### Stated task:
Each line below that contains "React" counts once; report the total and nothing more.
## begin Data records
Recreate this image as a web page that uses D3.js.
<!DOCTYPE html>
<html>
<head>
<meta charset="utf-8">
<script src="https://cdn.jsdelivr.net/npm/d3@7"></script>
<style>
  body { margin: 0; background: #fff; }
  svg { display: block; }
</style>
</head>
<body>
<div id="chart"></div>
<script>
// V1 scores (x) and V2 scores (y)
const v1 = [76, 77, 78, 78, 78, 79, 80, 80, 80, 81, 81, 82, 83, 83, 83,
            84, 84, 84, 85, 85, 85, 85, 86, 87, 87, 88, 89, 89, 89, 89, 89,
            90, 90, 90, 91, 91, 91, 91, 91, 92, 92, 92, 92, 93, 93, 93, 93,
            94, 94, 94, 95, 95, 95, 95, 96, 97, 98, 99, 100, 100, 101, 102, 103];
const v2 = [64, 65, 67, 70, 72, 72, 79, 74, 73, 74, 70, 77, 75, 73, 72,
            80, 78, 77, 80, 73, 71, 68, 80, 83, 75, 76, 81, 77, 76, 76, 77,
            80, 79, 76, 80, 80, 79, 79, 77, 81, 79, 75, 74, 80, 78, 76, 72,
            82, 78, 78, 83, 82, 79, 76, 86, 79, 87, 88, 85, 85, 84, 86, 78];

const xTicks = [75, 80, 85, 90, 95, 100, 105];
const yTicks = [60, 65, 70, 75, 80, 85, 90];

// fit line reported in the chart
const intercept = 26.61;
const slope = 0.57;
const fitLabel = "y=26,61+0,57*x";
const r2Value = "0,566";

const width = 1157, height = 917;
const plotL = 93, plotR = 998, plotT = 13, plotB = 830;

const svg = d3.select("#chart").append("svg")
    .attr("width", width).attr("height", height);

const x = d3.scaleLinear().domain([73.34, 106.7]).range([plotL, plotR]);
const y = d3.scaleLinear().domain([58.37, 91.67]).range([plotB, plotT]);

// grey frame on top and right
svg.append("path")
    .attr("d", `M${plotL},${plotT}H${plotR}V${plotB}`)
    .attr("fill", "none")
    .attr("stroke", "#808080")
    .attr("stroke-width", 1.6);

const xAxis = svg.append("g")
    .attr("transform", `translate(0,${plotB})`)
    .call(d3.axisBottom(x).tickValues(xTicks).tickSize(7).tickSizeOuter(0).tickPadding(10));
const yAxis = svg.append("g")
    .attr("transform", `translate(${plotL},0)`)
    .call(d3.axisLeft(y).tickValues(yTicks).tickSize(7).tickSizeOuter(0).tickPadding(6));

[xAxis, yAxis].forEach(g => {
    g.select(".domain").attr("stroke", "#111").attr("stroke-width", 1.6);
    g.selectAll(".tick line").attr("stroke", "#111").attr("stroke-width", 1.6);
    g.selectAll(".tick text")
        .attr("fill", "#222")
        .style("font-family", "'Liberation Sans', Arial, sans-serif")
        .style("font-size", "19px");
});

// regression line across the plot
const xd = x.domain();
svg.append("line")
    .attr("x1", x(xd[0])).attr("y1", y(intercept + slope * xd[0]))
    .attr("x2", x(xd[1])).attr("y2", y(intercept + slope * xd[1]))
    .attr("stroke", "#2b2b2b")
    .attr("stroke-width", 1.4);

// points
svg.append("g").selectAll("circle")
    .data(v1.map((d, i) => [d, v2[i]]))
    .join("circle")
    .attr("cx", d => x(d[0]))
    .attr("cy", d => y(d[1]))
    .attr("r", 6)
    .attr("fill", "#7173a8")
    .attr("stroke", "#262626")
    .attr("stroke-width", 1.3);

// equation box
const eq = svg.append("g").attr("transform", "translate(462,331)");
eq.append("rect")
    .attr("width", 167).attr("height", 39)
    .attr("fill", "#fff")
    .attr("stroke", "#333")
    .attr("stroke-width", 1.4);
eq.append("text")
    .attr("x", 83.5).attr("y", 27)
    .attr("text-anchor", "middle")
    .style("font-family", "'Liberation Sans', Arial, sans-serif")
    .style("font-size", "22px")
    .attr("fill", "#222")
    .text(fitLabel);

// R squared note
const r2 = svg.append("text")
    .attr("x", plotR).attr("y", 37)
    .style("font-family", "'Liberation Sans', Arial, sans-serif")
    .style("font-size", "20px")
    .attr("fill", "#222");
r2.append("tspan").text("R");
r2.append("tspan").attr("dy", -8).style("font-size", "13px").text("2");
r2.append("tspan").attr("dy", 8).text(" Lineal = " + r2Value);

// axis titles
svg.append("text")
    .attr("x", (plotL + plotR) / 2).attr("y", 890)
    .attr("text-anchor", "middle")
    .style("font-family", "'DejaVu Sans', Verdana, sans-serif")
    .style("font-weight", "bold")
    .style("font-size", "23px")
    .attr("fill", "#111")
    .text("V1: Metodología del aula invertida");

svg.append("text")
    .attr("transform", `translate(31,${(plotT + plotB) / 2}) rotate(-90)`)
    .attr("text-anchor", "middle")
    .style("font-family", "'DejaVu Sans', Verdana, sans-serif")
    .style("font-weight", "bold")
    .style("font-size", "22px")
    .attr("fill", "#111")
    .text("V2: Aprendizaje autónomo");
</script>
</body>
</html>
## end Data records
## begin Data records
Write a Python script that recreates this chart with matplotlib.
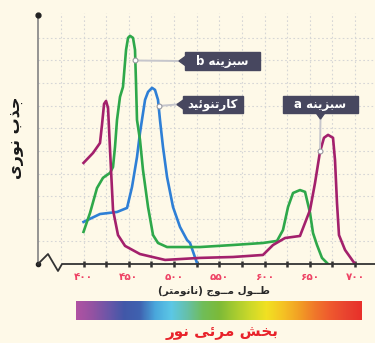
## end Data records
## begin Data records
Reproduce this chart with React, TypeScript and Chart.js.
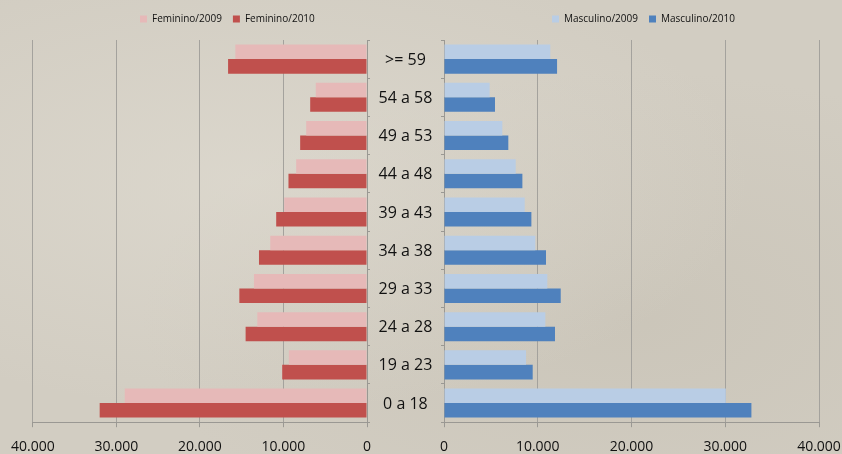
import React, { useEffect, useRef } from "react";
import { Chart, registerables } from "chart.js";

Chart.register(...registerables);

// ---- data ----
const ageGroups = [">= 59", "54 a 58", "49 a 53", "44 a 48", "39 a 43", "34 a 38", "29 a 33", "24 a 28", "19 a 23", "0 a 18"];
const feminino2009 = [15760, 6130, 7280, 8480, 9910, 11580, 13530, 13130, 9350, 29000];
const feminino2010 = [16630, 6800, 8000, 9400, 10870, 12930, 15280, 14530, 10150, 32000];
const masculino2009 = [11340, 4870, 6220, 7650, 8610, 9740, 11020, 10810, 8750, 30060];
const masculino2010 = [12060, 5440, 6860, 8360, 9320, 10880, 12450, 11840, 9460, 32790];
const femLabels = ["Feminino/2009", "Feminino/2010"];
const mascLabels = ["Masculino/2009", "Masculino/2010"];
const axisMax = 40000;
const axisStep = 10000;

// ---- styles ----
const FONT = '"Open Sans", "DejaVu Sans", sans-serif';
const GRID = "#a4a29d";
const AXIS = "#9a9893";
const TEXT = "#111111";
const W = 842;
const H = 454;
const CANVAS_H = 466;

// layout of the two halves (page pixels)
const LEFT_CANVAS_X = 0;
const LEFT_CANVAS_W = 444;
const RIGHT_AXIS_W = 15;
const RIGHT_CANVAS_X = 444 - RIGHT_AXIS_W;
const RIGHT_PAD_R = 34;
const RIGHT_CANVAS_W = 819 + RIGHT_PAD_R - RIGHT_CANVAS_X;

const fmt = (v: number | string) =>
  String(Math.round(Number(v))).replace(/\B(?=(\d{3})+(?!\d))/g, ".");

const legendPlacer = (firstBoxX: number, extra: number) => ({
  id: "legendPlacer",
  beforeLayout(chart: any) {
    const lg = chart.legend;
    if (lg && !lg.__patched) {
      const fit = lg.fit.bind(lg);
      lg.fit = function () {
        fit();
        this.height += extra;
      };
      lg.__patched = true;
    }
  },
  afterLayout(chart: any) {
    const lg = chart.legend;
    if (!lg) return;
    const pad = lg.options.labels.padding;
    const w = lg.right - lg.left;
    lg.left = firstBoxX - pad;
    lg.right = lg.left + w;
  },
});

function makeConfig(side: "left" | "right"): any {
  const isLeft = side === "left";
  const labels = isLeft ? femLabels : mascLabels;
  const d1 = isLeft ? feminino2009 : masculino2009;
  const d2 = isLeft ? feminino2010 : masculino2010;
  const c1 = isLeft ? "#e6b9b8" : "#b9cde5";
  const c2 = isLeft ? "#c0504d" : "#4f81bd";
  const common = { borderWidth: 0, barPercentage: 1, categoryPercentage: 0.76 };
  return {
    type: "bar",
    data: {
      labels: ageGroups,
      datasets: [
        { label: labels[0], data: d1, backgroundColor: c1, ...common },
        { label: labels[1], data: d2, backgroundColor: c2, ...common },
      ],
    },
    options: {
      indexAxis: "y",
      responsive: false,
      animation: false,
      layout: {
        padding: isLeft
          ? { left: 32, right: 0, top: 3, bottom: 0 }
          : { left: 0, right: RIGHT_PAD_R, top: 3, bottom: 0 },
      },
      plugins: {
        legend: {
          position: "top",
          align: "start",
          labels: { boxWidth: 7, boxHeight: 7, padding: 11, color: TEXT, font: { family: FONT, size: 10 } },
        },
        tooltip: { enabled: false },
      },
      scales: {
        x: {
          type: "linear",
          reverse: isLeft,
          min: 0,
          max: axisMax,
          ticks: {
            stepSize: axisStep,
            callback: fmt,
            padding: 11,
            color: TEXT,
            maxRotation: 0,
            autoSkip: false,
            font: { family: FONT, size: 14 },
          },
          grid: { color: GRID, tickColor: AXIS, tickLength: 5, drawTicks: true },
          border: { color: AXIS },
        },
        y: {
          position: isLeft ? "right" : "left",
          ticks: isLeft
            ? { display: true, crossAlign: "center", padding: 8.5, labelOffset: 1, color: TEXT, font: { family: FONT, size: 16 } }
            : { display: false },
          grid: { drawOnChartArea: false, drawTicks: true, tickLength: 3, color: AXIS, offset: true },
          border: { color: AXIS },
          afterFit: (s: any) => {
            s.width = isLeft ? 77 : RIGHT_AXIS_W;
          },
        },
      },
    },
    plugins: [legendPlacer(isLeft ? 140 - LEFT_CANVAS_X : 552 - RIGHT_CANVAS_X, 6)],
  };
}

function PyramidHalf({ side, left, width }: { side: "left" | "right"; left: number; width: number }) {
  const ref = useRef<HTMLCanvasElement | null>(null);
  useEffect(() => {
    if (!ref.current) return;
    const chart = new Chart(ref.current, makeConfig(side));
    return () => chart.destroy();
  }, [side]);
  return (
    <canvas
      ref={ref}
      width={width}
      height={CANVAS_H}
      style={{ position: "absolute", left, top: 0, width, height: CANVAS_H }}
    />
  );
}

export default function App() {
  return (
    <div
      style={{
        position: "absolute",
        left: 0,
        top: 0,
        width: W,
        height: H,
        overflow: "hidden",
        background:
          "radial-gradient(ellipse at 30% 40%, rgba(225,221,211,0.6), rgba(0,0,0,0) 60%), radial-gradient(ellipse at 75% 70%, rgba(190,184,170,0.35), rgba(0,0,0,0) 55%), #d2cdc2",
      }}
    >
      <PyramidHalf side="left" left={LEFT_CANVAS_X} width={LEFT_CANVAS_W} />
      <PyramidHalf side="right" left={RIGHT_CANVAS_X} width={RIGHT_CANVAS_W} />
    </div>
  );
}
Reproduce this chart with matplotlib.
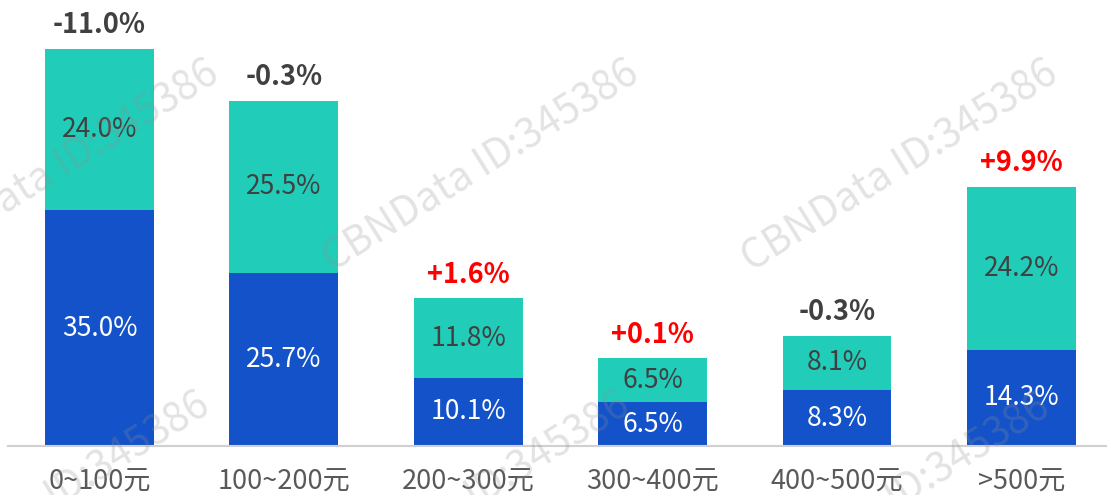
## end Data records
### Exercise solution:
2